In substantive terms, it was interesting that standing in central Nova Scotia, he spoke pointedly of respect for Quebec, of a party that “shares your values”, including the recognition by the previous Conservative government of Quebec as a “a nation within Canada.”
Those messages will be much more effectively delivered if he can at least show that he’s put in the effort on his French, the way Harper’s evolution in French earned him respect and goodwill in Quebec that he might not have had otherwise.
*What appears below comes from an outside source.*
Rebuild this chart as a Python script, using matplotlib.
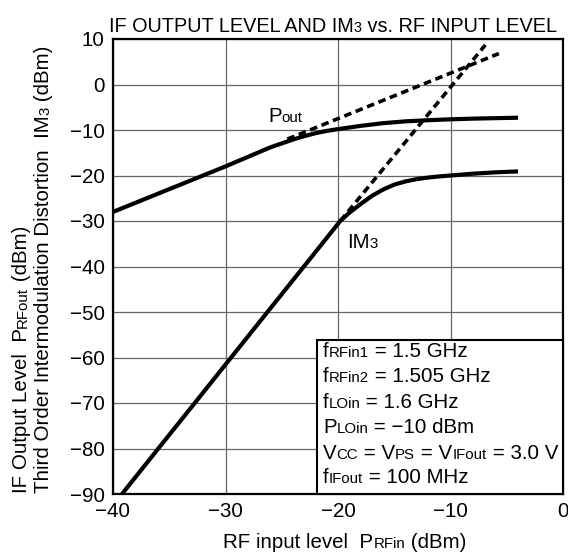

MacKay needs to say, in French, that the first thing he’ll do on winning the leadership is start working hard on his French.
That’s one way of turning the page, more so than by changing the subject in announcing on Twitter that he’ll apply to walk in the Toronto Pride parade on June 28, the day after the leadership, in which he would walk either as party leader or a private citizen.
Brilliant work by Team MacKay, deflecting attention from MacKay’s linguistic shortcomings to the party’s own deficiencies on the LGBTQ front. For follow-up, of course, the media predictably asked the other candidates if they’d be walking in Pride parades, as Andrew Scheer notoriously didn’t, even stubbornly reiterating his refusal to do so after the election, when he was already done.
For good measure on the language issue, the follow-up story became lengthy features and columns on the lamentable state of French second-language training in schools, from interminable waiting lists and inadequate funding to angry parents.
MacKay might turn the issue to his favour by promising to step up with the provinces on bilingual education. He actually has the credentials to say: “Believe me, I know we can do better.”
Starting with himself.
L. Ian MacDonald is Editor and Publisher of Policy.